*The task*
Every record should be repeated exactly, except that pictures are left out.

:: Records for processing

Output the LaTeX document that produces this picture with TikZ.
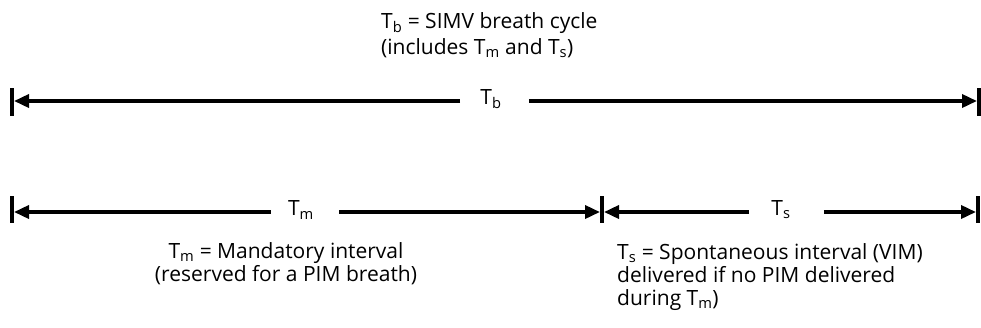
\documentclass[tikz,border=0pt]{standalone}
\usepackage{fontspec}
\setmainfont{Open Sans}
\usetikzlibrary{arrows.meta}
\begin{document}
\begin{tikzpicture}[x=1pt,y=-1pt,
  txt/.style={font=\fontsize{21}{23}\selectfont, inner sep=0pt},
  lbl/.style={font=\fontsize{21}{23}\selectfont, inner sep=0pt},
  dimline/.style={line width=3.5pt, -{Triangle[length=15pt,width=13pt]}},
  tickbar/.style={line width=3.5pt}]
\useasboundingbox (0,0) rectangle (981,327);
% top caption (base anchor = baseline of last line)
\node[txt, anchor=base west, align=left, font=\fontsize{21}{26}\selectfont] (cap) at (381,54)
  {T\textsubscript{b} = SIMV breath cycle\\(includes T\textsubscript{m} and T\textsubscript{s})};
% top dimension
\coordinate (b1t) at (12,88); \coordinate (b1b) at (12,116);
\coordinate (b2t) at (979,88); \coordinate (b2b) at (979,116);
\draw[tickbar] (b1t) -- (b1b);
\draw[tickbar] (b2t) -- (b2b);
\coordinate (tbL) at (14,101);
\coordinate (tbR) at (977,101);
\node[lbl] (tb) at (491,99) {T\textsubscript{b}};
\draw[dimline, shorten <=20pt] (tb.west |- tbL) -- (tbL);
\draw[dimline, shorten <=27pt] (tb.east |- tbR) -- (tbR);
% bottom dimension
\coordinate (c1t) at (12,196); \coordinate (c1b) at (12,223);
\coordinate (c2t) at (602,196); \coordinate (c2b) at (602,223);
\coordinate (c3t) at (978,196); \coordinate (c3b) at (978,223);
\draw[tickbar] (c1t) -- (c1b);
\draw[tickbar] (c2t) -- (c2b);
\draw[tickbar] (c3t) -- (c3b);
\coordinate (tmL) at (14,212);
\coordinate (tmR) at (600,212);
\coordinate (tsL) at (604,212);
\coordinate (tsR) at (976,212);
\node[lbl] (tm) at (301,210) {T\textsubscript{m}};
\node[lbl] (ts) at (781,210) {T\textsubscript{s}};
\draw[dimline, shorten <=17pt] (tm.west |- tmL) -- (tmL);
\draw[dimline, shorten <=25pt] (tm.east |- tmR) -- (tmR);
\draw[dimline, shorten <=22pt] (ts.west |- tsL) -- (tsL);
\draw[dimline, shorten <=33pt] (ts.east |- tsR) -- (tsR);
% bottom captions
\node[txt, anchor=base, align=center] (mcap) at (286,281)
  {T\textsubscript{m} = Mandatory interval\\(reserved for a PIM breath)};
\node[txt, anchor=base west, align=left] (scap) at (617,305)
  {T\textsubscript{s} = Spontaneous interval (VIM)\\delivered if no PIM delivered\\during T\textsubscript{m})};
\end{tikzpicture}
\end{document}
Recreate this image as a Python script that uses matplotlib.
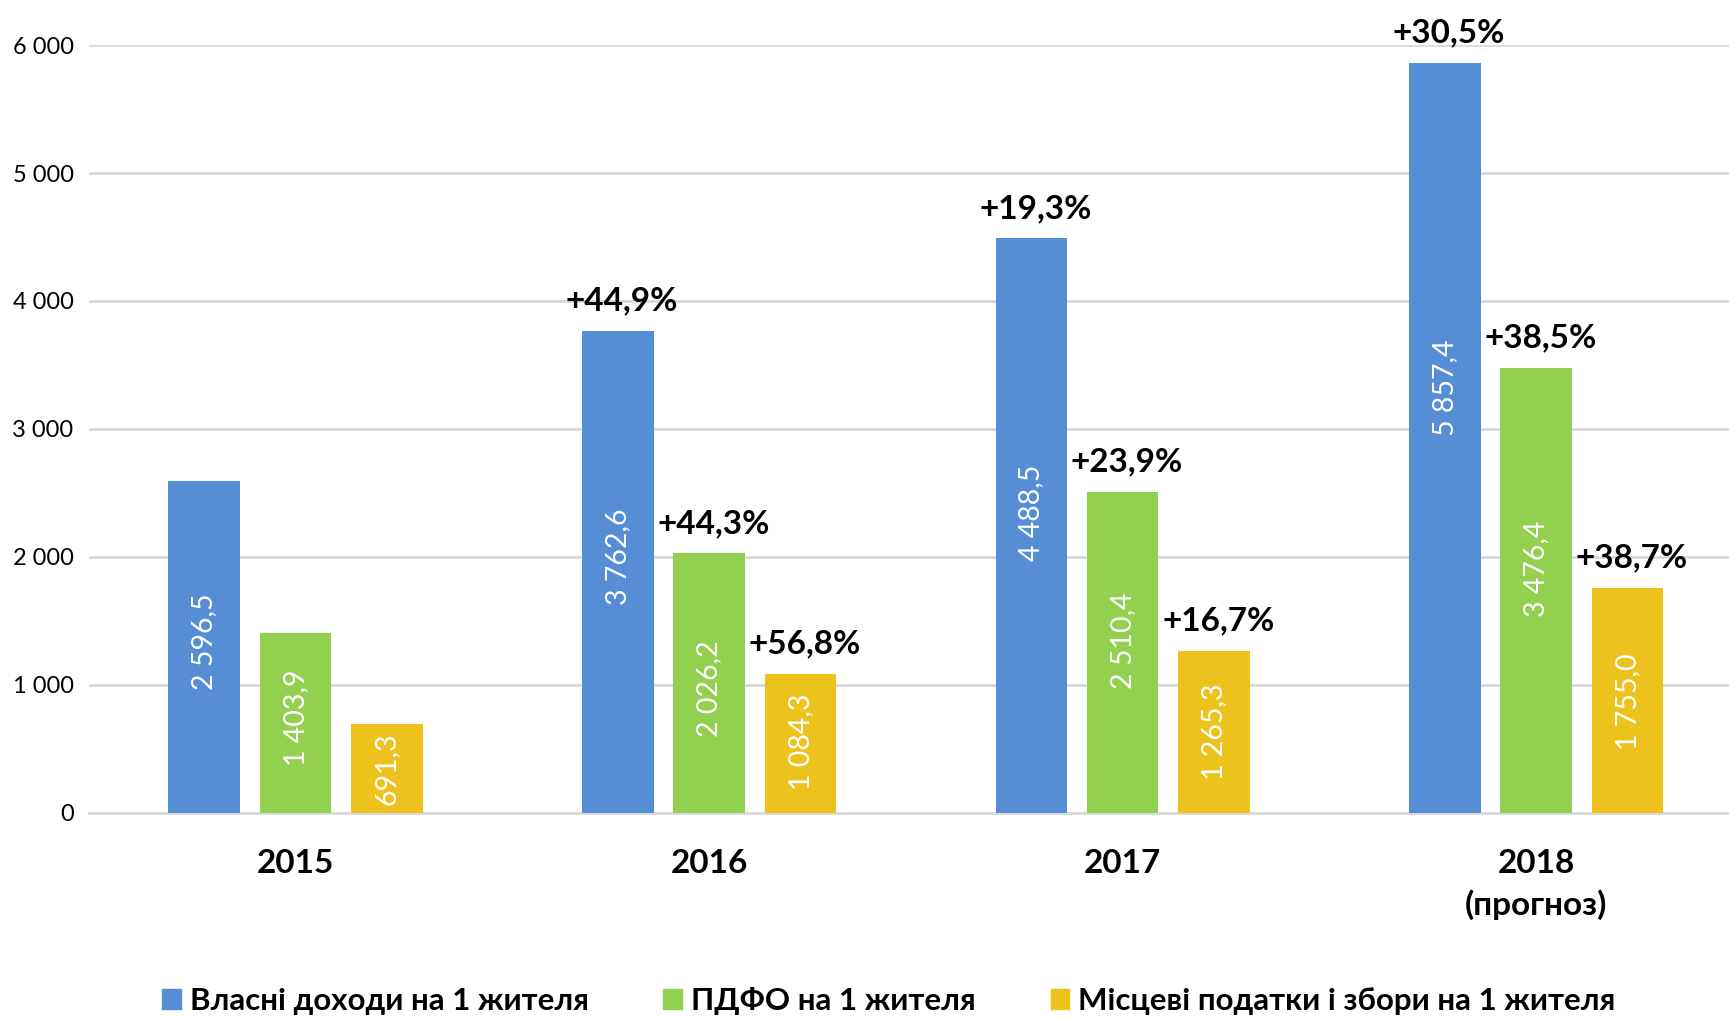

::::

*Full answer*
Output the LaTeX document that produces this picture with TikZ.
\documentclass[tikz,border=0pt]{standalone}
\usepackage{fontspec}
\setmainfont{Open Sans}
\usetikzlibrary{arrows.meta}
\begin{document}
\begin{tikzpicture}[x=1pt,y=-1pt,
  txt/.style={font=\fontsize{21}{23}\selectfont, inner sep=0pt},
  lbl/.style={font=\fontsize{21}{23}\selectfont, inner sep=0pt},
  dimline/.style={line width=3.5pt, -{Triangle[length=15pt,width=13pt]}},
  tickbar/.style={line width=3.5pt}]
\useasboundingbox (0,0) rectangle (981,327);
% top caption (base anchor = baseline of last line)
\node[txt, anchor=base west, align=left, font=\fontsize{21}{26}\selectfont] (cap) at (381,54)
  {T\textsubscript{b} = SIMV breath cycle\\(includes T\textsubscript{m} and T\textsubscript{s})};
% top dimension
\coordinate (b1t) at (12,88); \coordinate (b1b) at (12,116);
\coordinate (b2t) at (979,88); \coordinate (b2b) at (979,116);
\draw[tickbar] (b1t) -- (b1b);
\draw[tickbar] (b2t) -- (b2b);
\coordinate (tbL) at (14,101);
\coordinate (tbR) at (977,101);
\node[lbl] (tb) at (491,99) {T\textsubscript{b}};
\draw[dimline, shorten <=20pt] (tb.west |- tbL) -- (tbL);
\draw[dimline, shorten <=27pt] (tb.east |- tbR) -- (tbR);
% bottom dimension
\coordinate (c1t) at (12,196); \coordinate (c1b) at (12,223);
\coordinate (c2t) at (602,196); \coordinate (c2b) at (602,223);
\coordinate (c3t) at (978,196); \coordinate (c3b) at (978,223);
\draw[tickbar] (c1t) -- (c1b);
\draw[tickbar] (c2t) -- (c2b);
\draw[tickbar] (c3t) -- (c3b);
\coordinate (tmL) at (14,212);
\coordinate (tmR) at (600,212);
\coordinate (tsL) at (604,212);
\coordinate (tsR) at (976,212);
\node[lbl] (tm) at (301,210) {T\textsubscript{m}};
\node[lbl] (ts) at (781,210) {T\textsubscript{s}};
\draw[dimline, shorten <=17pt] (tm.west |- tmL) -- (tmL);
\draw[dimline, shorten <=25pt] (tm.east |- tmR) -- (tmR);
\draw[dimline, shorten <=22pt] (ts.west |- tsL) -- (tsL);
\draw[dimline, shorten <=33pt] (ts.east |- tsR) -- (tsR);
% bottom captions
\node[txt, anchor=base, align=center] (mcap) at (286,281)
  {T\textsubscript{m} = Mandatory interval\\(reserved for a PIM breath)};
\node[txt, anchor=base west, align=left] (scap) at (617,305)
  {T\textsubscript{s} = Spontaneous interval (VIM)\\delivered if no PIM delivered\\during T\textsubscript{m})};
\end{tikzpicture}
\end{document}
Recreate this image as a Python script that uses matplotlib.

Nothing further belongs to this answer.